Nobody wants to read about annoyingly perfect characters with impossibly perfect lives, but equally there are some things that we expect from a holiday romance—I speak as someone who cannot get enough of the Hallmark channel at Christmas.

The word "predictable" to a writer is like the sun to a vampire. We all want to be writing edgy, original stories. However, there is no reason why we can’t write fresh and interesting holiday romances, whilst embracing the predictability of a happy ending. There is comfort in predictable, and safe—just two of the things we want to feel when losing ourselves in a holiday romance. The beloved TV detective show Columbo—10 seasons spanning 30 years—ran to a predictable formula; we all knew who the killer was and that Columbo would eventually trip them up, but the fun was watching him get there. And that’s the thing about the holiday romance. Yes, there will be a so-called predictable happy ending, but that doesn’t mean the journey to get to it can’t be exciting and original.

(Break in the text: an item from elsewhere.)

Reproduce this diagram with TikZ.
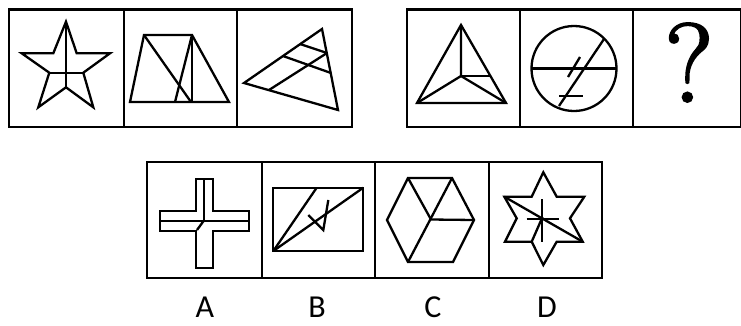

Your protagonists need to be flawed—like all humans—but not too flawed; a serial killer like Patrick Bateman in American Psycho probably isn’t going to cut the holiday-romance-mustard. There can be heartbreaks in your character’s past and there can be more heartbreaks along the journey; in fact, if they don’t have some sort of emotional baggage, we won’t be able to relate to them and therefore we won’t be cheering them on. They can be a total grinch or someone who is disillusioned and worn down by life. But their final destination really needs to be a happy one, because when we pick up a holiday romance, we’re not looking for gritty realism, we’re looking for escapism and hope. We can get our fix of reality any day of the week, but in our holiday romances we want to be uplifted, we want to see the good guys winning and love conquering all.

3 Tips for Writing a Holiday Romance Novel

Essentially whilst the steam factor in your holiday romance can be R-rated, the levels of peril need to be a solid G—strictly mild. Jenny Holiday’s A Princess for Christmas combines almost perfect fantasy settings, with characters whose complexities make them relatable, and just enough jeopardy to keep us on our toes. When we pick up a holiday romance, we want our pulses racing for all the right reasons.

3. Know your stuff.

Every writer knows that the first rule of writing is reading, and as Stephen King writes in On Writing: A Memoir of the Craft; "It also offers you a constantly growing knowledge of what has been done and what hasn’t, what is trite and what is fresh, what works and what just lies there dying (or dead) on the page."

Reading the genre in which you want to write is also important. So, if you want to write holiday romances, you need to make sure you know your stuff by checking out what other writers in the genre are getting up to. It’s like the best homework assignment ever: Read books in the genre I love by writers I love? You got it!

The holiday romance market is huge and varied. By immersing yourself in it you’ll get to know what you enjoy and what you don’t as a reader, and these things will feed into your own writing. For example, my career background is baking. My favorite holiday romances tend to be fairly food focused, and so I find when I’m writing food plays a big part in creating a festive ambience. What you won’t find so much in my books are steamy sex scenes. This is because I know my strengths and my weaknesses. I still giggle like a schoolgirl every time I try to write raunch; it just isn’t me, it doesn’t feel natural to write and therefore, I think it reads clunky on the page. So, whilst you may get a blow-by-blow account of an unctuously gooey dark chocolate cake, all the implied sex will be happening behind the closed door!

I suppose there is an argument that a good writer can be successful even in a genre that they hate. But for me, I think writing in a genre you adore shows on the page. "Write what you know" is an old and proven adage. But I would argue that "write what you love" should be up there with it. If your chest heaves like Elizabeth Bennet’s bosoms when you reach the final pages of a holiday romance, then it’s probably the right genre for you.